Most efficient way to iterate all quads matching certain properties


#1

Hi, I’m using Cayley in a new linked data project. It’s aimed at libraries that use Library of Congress data. Often developers and librarians need to cleanup their data, specifically their categories. They want to make sure their local categories match those of the Library of Congress. In some cases they are using a pre approved ID and they can easily lookup the new label via an API, but sometimes all they have is a string, and they need to find the best guess.

That’s where I am right now.

I am using Cayley to load in all the RDF triples, and allow for quick lookup via Subject, but now I need to tackle the less clear part which is basically a full-text search issue.

My current thought is that I would use Bleve to build a secondary full-text index.

So, I would load all the data into Cayley, and then I would iterate over all the data in Cayley and push it into a Bleve index.

I have Cayley working, and I have a Bleve index waiting, now I’m trying to make sure I efficiently iterate over the quads. I’m hoping to do some amount of batching. Here is what I have so far, and I can make do, but if there is a more efficient route I would love to hear about it. I don’t need to index every quad, just the labels so being able to select just a portion of the data would be helpful as well.

qs := a.NewQuadstore(...)

iterator := qs.QuadsAllIterator()

defer iterator.Close()
for iterator.Next(nil) {
	val := iterator.Result()
	quad := qs.Quad(val)
	if quad.Predicate.String() == "<http://www.w3.org/2004/02/skos/core#altLabel>" {
		...Send quad to be indexed...
	}
	if quad.Predicate.String() == "<http://www.w3.org/2004/02/skos/core#prefLabel>" {
		log.Print(quad.Object.String() + quad.Subject.String())
		...Send quad to be indexed...
	}
}

#2

Not sure if I get what you want but this comes to mind:
Write into a buffered channel, read that channel in a different Go-routine and fill up a buffer of size X, when that buffer has a certain size or the channel is closed, flush the buffer to Bleve and either continue the loop or end the routine if channel is closed.

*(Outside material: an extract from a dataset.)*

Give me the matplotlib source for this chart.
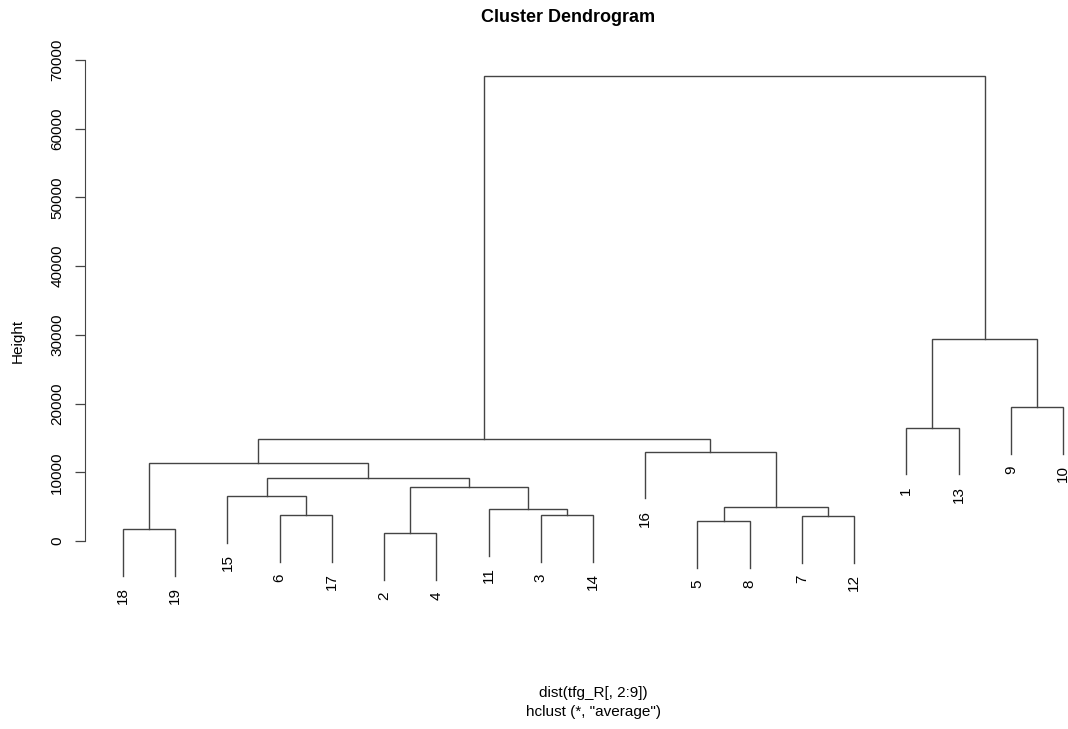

But I know we have a elastic search storage backend as well that does fulltext. So maybe it has some extra options or you can search the quads separate in ES in the same collection as Cayley. @dennwc or (github.com/michaelqiu94) might able to tell you.


#3

Thanks for the reply. I agree. If there isn’t a native way to iterate in batches then I think a buffered channel would be the way to go.

I don’t think I am going to use a backend like ES right now. I like boltdb and other ondisk/memory backends because of the operational simplicity. Our plan is to distribute data files to app servers on a semi-regular basis. The data changes rarely so we don’t need to worry about our app servers also writing to the backend. So, each app server can have it’s own copy of the data.


#4

Hi @voidfiles,

You can filter quads by building a query using shapes lib (graph/shape ). Please check Quads or QuadActions objects.